Wives, you must count the cost of every word you say because
you cannot unsay them; you cannot take them back. Oh yes, you can, and should, apologize, but
no pile of apologies can ever erase hurtful words from his memory. Those jabs, those
bloody wounds leave behind scars, echoes, and I think they become tools the
evil one can and will use to discourage and defeat husbands. And after a while, as the pain accumulates,
the love and commitment becomes a memory buried under words which have become
evidence of rejection, disrespect, and, yes, hate.
Does that mean we should stifle any ideas that might be in
conflict with his? No! But we must remember to lace our
communication with love. We can find
ways to share our ideas in such a way that they are received as helpful, not
hurtful. True confession, I used to
think it would be helpful if I tried to explain why someone might have said something
hurtful to my husband, sometimes the words or behaviors were not aimed at my
husband, but he absorbed them… He interpreted my trying to explain how the
other person could think that as my defending the other person and my agreeing
with the other person. I am so grateful
that he told me that was how he felt.
There was no fight. Instead there was communication, especially helpful
communication about behaviors I could change.

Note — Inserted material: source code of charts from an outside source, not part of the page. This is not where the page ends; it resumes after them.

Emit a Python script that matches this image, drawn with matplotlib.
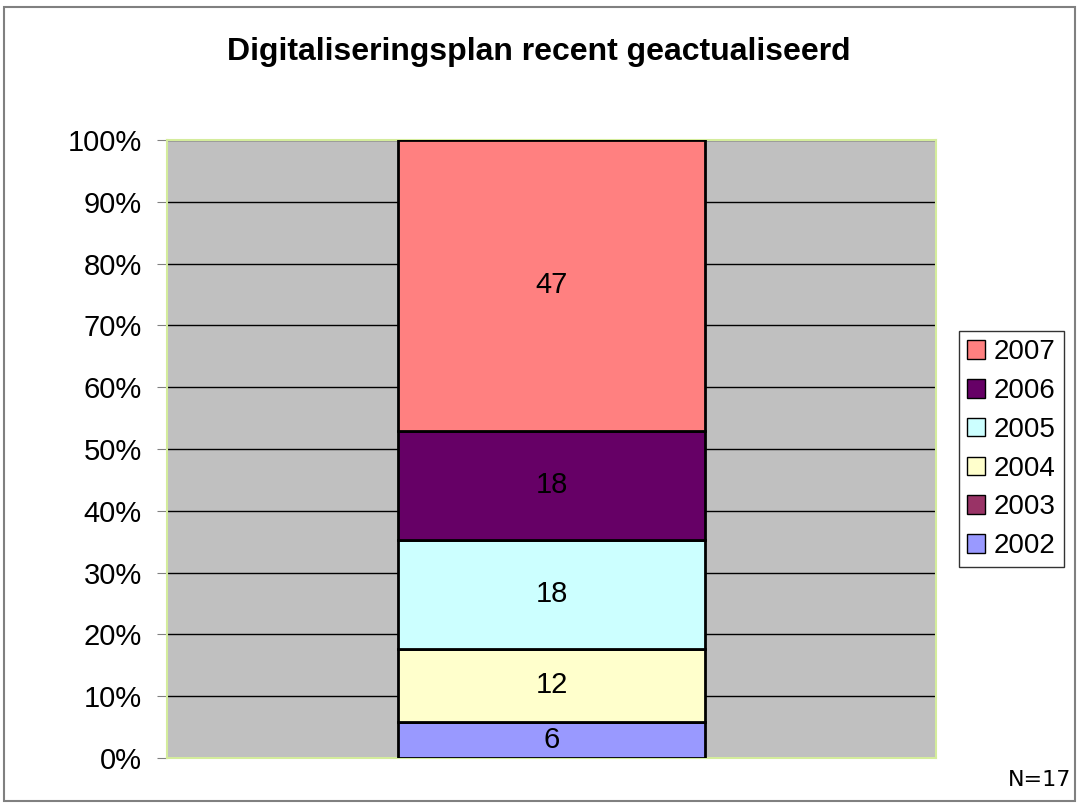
import matplotlib
matplotlib.use("Agg")
import matplotlib.pyplot as plt
from matplotlib.patches import Rectangle, Patch

years = ["2002", "2003", "2004", "2005", "2006", "2007"]
percentages = [5.88, 0.0, 11.76, 17.65, 17.65, 47.06]
colors = ["#9999FF", "#993366", "#FFFFCC", "#CCFFFF", "#660066", "#FF8080"]
yticks = [0, 10, 20, 30, 40, 50, 60, 70, 80, 90, 100]
title = "Digitaliseringsplan recent geactualiseerd"
note = "N=17"

plt.rcParams['font.family'] = ['Liberation Sans', 'DejaVu Sans']

fig = plt.figure(figsize=(10.78, 8.05), dpi=100)
fig.patches.append(Rectangle((0.004, 0.005), 0.993, 0.986, transform=fig.transFigure,
                             fill=False, edgecolor="#808080", linewidth=1.5))

ax = fig.add_axes([0.1549, 0.0584, 0.7134, 0.7677])
ax.set_facecolor("#C0C0C0")

bottom = 0.0
for yr, v, c in zip(years, percentages, colors):
    ax.bar(0, v, width=0.4, bottom=bottom, color=c, edgecolor="black", linewidth=2, zorder=3)
    if v > 0:
        ax.text(0, bottom + v / 2, f"{v:.0f}", ha="center", va="center", fontsize=21, zorder=4)
    bottom += v

ax.set_xlim(-0.5, 0.5)
ax.set_ylim(0, 100)
ax.set_yticks(yticks)
ax.set_yticklabels([f"{t}%" for t in yticks], fontsize=21)
ax.set_xticks([])
ax.yaxis.grid(True, color="black", linewidth=1, zorder=1)
ax.set_axisbelow(True)
ax.tick_params(axis="y", length=7, color="#808080", pad=11)
for s in ax.spines.values():
    s.set_color("#D4EC9C")
    s.set_linewidth(1.5)

fig.text(0.5, 0.936, title, ha="center", va="center", fontsize=23, fontweight="bold")
fig.text(0.994, 0.031, note, ha="right", va="center", fontsize=16, family="DejaVu Sans")

handles = [Patch(facecolor=c, edgecolor="black", linewidth=1) for c in colors][::-1]
labels = years[::-1]
leg = fig.legend(handles, labels, loc="center", bbox_to_anchor=(0.9383, 0.442),
                 fontsize=20, frameon=True, fancybox=False, edgecolor="black",
                 handlelength=0.65, handleheight=0.65, handletextpad=0.3,
                 labelspacing=0.46, borderpad=0.3, borderaxespad=0)
leg.get_frame().set_linewidth(1)

fig.savefig("out.png", dpi=100)
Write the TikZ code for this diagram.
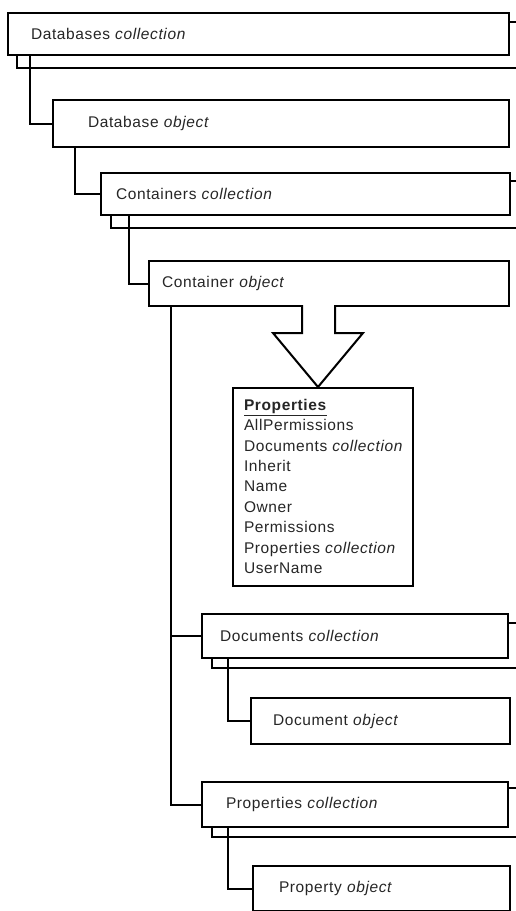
\documentclass[tikz,border=0pt]{standalone}
\usepackage{fontspec}
\setmainfont{Liberation Sans}[LetterSpace=4]
\begin{document}
\begin{tikzpicture}[x=1pt,y=-1pt,
  line width=2pt,
  bx/.style={draw, fill=white, anchor=north west, inner sep=0pt, align=left,
             font=\fontsize{15.5}{20.4}\selectfont, text=black!85},
  shadowbox/.style={draw, fill=white},
  conn/.style={draw}
]
\clip (0,0) rectangle (516,911);
\fill[white] (0,0) rectangle (516,911);

% shadow boxes of collections
\draw[shadowbox] (17,22) rectangle (520,68);
\draw[shadowbox] (111,181) rectangle (520,228);
\draw[shadowbox] (212,623) rectangle (520,668);
\draw[shadowbox] (212,788) rectangle (520,837);

% boxes
\node[bx, inner xsep=23pt, text width=455pt, minimum height=42pt] (dbs) at (7,12) {Databases \textit{collection}};
\node[bx, inner xsep=35pt, text width=386pt, minimum height=47pt] (dbo) at (52,99) {Database \textit{object}};
\node[bx, inner xsep=15pt, text width=379pt, minimum height=42pt] (ccol) at (100,172) {Containers \textit{collection}};
\node[bx, inner xsep=13pt, text width=334pt, minimum height=45pt] (cobj) at (148,260) {Container \textit{object}};
\node[bx, inner xsep=18pt, text width=270pt, minimum height=44pt] (dcol) at (201,613) {Documents \textit{collection}};
\node[bx, inner xsep=22pt, text width=215pt, minimum height=46pt] (dobj) at (250,697) {Document \textit{object}};
\node[bx, inner xsep=24pt, text width=258pt, minimum height=45pt] (pcol) at (201,781) {Properties \textit{collection}};
\node[bx, inner xsep=26pt, text width=205pt, minimum height=45pt] (pobj) at (252,865) {Property \textit{object}};

% properties box
\node[draw, fill=white, anchor=north west, minimum width=180pt, minimum height=198pt, inner sep=0pt] (props) at (232,387) {};
\node[anchor=north west, inner sep=0pt, align=left, font=\fontsize{15.5}{20.4}\selectfont, text=black!85] (plist) at (243,398)
 {\underline{\textbf{Properties}}\\
  AllPermissions\\
  Documents \textit{collection}\\
  Inherit\\
  Name\\
  Owner\\
  Permissions\\
  Properties \textit{collection}\\
  UserName};

% block arrow
\coordinate (tip) at (318,387);
\fill[white] (302,305) -- (302,333) -- (273,333) -- (tip) -- (363,333) -- (335,333) -- (335,305) -- cycle;
\draw[line join=miter] (302,305) -- (302,333) -- (273,333) -- (tip) -- (363,333) -- (335,333) -- (335,305);

% connectors
\draw[conn] ([xshift=23pt]dbs.south west) |- (dbo.west);
\draw[conn] ([xshift=23pt]dbo.south west) |- (ccol.west);
\draw[conn] ([xshift=29pt]ccol.south west) |- (cobj.west);
\coordinate (trunk) at ([xshift=23pt]cobj.south west);
\draw[conn] (trunk) |- (pcol.west);
\draw[conn] (dcol.west) -- (dcol.west -| trunk);
\draw[conn] ([xshift=27pt]dcol.south west) |- (dobj.west);
\draw[conn] ([xshift=27pt]pcol.south west) |- (pobj.west);
\end{tikzpicture}
\end{document}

Last night I used bacon bits in green beans, a disaster!!! Don’t do it.
They swelled up into moist bit of soy, ugly. He ate them graciously, but after dinner, he
suggested very kindly that I might not want to use bacon bits again. And, instead of being crushed that I had
failed so monumentally – they really were bad – I thanked him and reassured him
that I wanted to know what he liked, and didn’t like because I wanted to please
him.
I read an article years ago about “counting the cost of your
no’s,” a NO not always being the use of the word no, but taking the opposite
position, and I pass it on to you now.
Before you speak, listen through his ears. Think about what it would be like to be on
the receiving end of those remarks, and make love, not war.